Which is the first line and will recurse indefinitely. The expression never reduces to normal form. However every lambda term in the reduction represents the same value. This value is distinct from the encodings for true or false. It is not part of the Boolean domain but it exists in the lambda calculus domain.

### Example: Multiple solutions -> one solution

Using division and signed numbers, the Y combinator may be used to define an expression representing a whole number square root. The Church encoding may also be extended further to rational and real numbers, so that a real square root may be defined.
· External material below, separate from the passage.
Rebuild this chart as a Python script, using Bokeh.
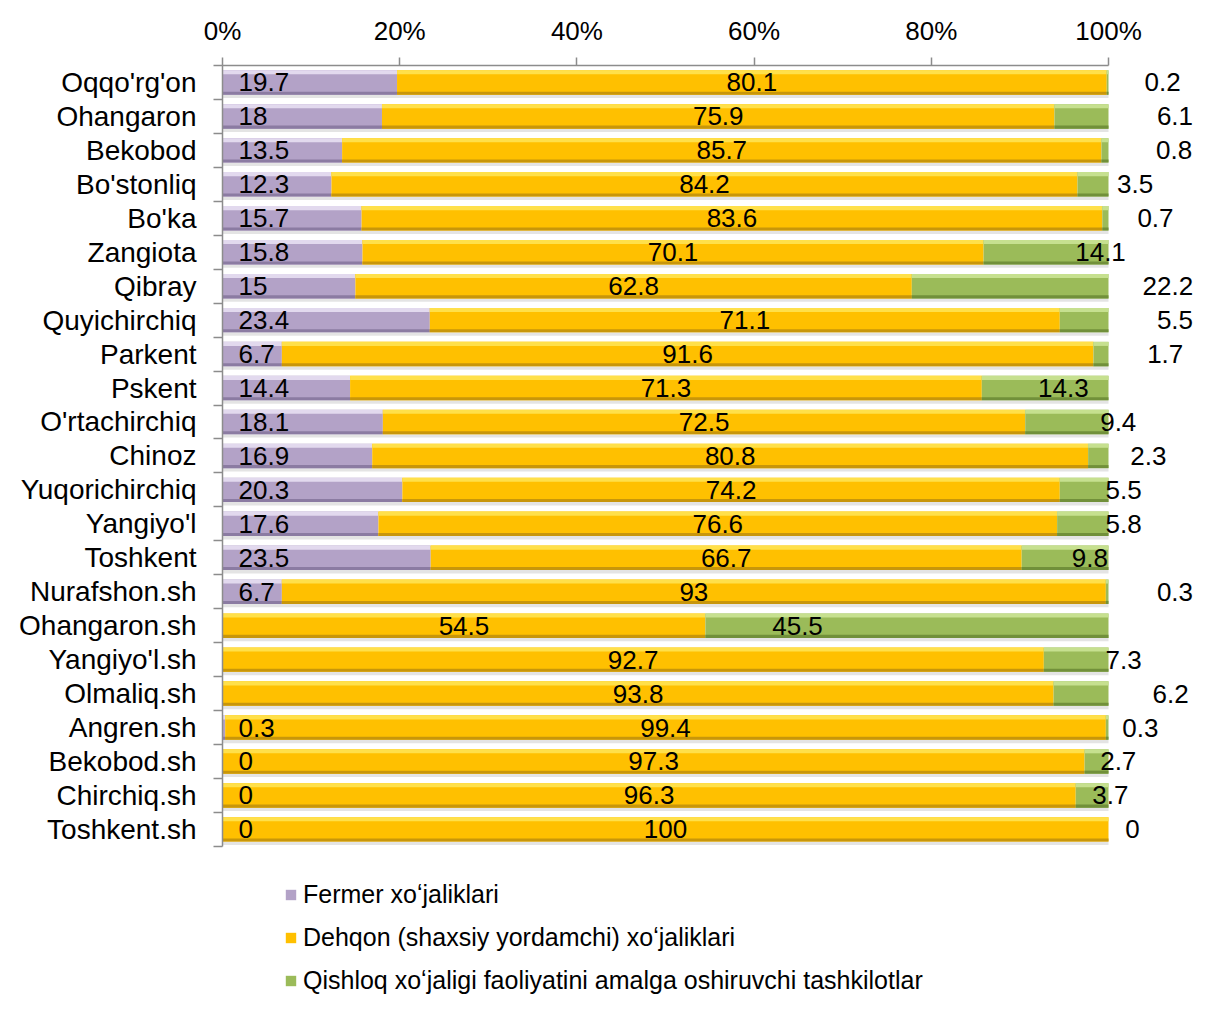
from bokeh.plotting import figure
from bokeh.models import Range1d, FixedTicker, Legend, LegendItem
from bokeh.core.properties import value
from bokeh.embed import file_html
from bokeh.resources import INLINE

# ---------------- data ----------------
categories = ["Oqqo'rg'on", "Ohangaron", "Bekobod", "Bo'stonliq", "Bo'ka", "Zangiota",
              "Qibray", "Quyichirchiq", "Parkent", "Pskent", "O'rtachirchiq", "Chinoz",
              "Yuqorichirchiq", "Yangiyo'l", "Toshkent", "Nurafshon.sh", "Ohangaron.sh",
              "Yangiyo'l.sh", "Olmaliq.sh", "Angren.sh", "Bekobod.sh", "Chirchiq.sh",
              "Toshkent.sh"]
fermer = [19.7, 18, 13.5, 12.3, 15.7, 15.8, 15, 23.4, 6.7, 14.4, 18.1, 16.9, 20.3, 17.6,
          23.5, 6.7, None, None, None, 0.3, 0, 0, 0]
dehqon = [80.1, 75.9, 85.7, 84.2, 83.6, 70.1, 62.8, 71.1, 91.6, 71.3, 72.5, 80.8, 74.2,
          76.6, 66.7, 93, 54.5, 92.7, 93.8, 99.4, 97.3, 96.3, 100]
qishloq = [0.2, 6.1, 0.8, 3.5, 0.7, 14.1, 22.2, 5.5, 1.7, 14.3, 9.4, 2.3, 5.5, 5.8, 9.8,
           0.3, 45.5, 7.3, 6.2, 0.3, 2.7, 3.7, 0]
# where the third series' data labels sit (percent axis units)
qishloq_label_at = [106.1, 107.5, 107.4, 103.0, 105.3, 99.1, 106.7, 107.5, 106.4, 94.9,
                    101.1, 104.5, 101.7, 101.7, 97.9, 107.5, 64.9, 101.7, 107.0, 103.6,
                    101.1, 100.2, 102.7]
x_ticks = [0, 20, 40, 60, 80, 100]
x_tick_labels = ["0%", "20%", "40%", "60%", "80%", "100%"]
series_names = ["Fermer xo\u02bbjaliklari",
                "Dehqon (shaxsiy yordamchi) xo\u02bbjaliklari",
                "Qishloq xo\u02bbjaligi faoliyatini amalga oshiruvchi tashkilotlar"]

FONT = "Liberation Sans"
n = len(categories)
yc = [i + 0.5 for i in range(n)]
f0 = [v if v is not None else 0 for v in fermer]
f_right = f0
d_left = f0
d_right = [a + b for a, b in zip(f0, dehqon)]
q_left = d_right
q_right = [a + b for a, b in zip(d_right, qishloq)]

W, H = 1196, 996
LEFT, TOP = 222, 65
PX_PER_PCT = 8.86
PX_PER_ROW = 33.95
p = figure(width=W, height=H,
           x_range=Range1d(0, (W - LEFT) / PX_PER_PCT),
           y_range=Range1d((H - TOP) / PX_PER_ROW, 0),
           x_axis_location="above", output_backend="svg", toolbar_location=None,
           min_border=0, min_border_left=LEFT, min_border_top=TOP,
           min_border_right=0, min_border_bottom=0)
p.grid.visible = False
p.outline_line_color = None
p.background_fill_color = "white"

BH = 0.72
styles = [
    ("#b3a2c7", "#e2d9ee", "#8b7ba2"),
    ("#ffc000", "#ffe04a", "#c8960a"),
    ("#9bbb59", "#c6e08f", "#71903a"),
]
segments = [([0] * n, f_right), (d_left, d_right), (q_left, q_right)]

# soft shadow under each bar
p.hbar(y=[c + BH / 2 + 0.05 for c in yc], height=0.1, left=[0] * n, right=q_right,
       fill_color="#d8d8d8", fill_alpha=0.7, line_color=None)

main_renderers = []
for (left, right), (main, light, dark) in zip(segments, styles):
    r = p.hbar(y=yc, height=BH, left=left, right=right, fill_color=main, line_color=None)
    main_renderers.append(r)
    p.hbar(y=[c - BH / 2 + 0.06 for c in yc], height=0.12, left=left, right=right,
           fill_color=light, line_color=None)
    p.hbar(y=[c + BH / 2 - 0.045 for c in yc], height=0.09, left=left, right=right,
           fill_color=dark, line_color=None)

# data labels
fi = [i for i, v in enumerate(fermer) if v is not None]
p.text(x=[0] * len(fi), y=[yc[i] for i in fi], text=[f"{fermer[i]:g}" for i in fi],
       x_offset=16, text_align="left", text_baseline="middle",
       text_font=value(FONT), text_font_size="26px", text_color="black")
p.text(x=[(a + b) / 2 for a, b in zip(d_left, d_right)], y=yc,
       text=[f"{v:g}" for v in dehqon], text_align="center", text_baseline="middle",
       text_font=value(FONT), text_font_size="26px", text_color="black")
p.text(x=qishloq_label_at, y=yc, text=[f"{v:g}" for v in qishloq],
       text_align="center", text_baseline="middle",
       text_font=value(FONT), text_font_size="26px", text_color="black")

AX = "#8c8c8c"
xa = p.xaxis[0]
xa.ticker = FixedTicker(ticks=x_ticks)
xa.major_label_overrides = {t: l for t, l in zip(x_ticks, x_tick_labels)}
xa.bounds = (0, 100)
xa.major_tick_out = 8
xa.major_tick_in = 0
xa.minor_tick_out = 0
xa.minor_tick_line_color = None
xa.axis_line_color = AX
xa.axis_line_width = 1.5
xa.major_tick_line_color = AX
xa.major_tick_line_width = 1.5
xa.major_label_text_font = FONT
xa.major_label_text_font_size = "26px"
xa.major_label_text_color = "black"
xa.major_label_standoff = 12

ya = p.yaxis[0]
ya.ticker = FixedTicker(ticks=yc, minor_ticks=list(range(n + 1)))
ya.major_label_overrides = {c: name for c, name in zip(yc, categories)}
ya.bounds = (0, n)
ya.major_tick_out = 9
ya.major_tick_in = 0
ya.major_tick_line_color = None
ya.minor_tick_out = 9
ya.minor_tick_in = 0
ya.minor_tick_line_color = AX
ya.minor_tick_line_width = 1.5
ya.axis_line_color = AX
ya.axis_line_width = 1.5
ya.major_label_text_font = FONT
ya.major_label_text_font_size = "28px"
ya.major_label_text_color = "black"
ya.major_label_standoff = 17

legend = Legend(items=[LegendItem(label=nm, renderers=[r])
                       for nm, r in zip(series_names, main_renderers)],
                location=(62, 1), orientation="vertical",
                glyph_width=13, glyph_height=13, label_standoff=6,
                label_height=30, spacing=13, padding=0, margin=0,
                border_line_color=None, background_fill_alpha=0,
                label_text_font=FONT, label_text_font_size="25px",
                label_text_color="black")
p.add_layout(legend)

open("out.html", "w").write(file_html(p, INLINE))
The Church-Turing thesis implies that any computable operator (and its operands) can be represented in lambda calculus.

Using such an encoding,

$x^2 = n \Rightarrow x = \frac{n}{x} \Rightarrow f\ x = \frac{n}{x} \and Y\ f = x$

Using the implementation of divide then,

$Y (\operatorname{divide} n)$

represents two values in the domain of the signed numbers. However it is a lambda expression so has only one value in the lambda calculus domain. Beta reduction of this lambda term never reaches normal form. However it represents a value, so a single value in the lambda calculus domain represents two values in the signed number domain.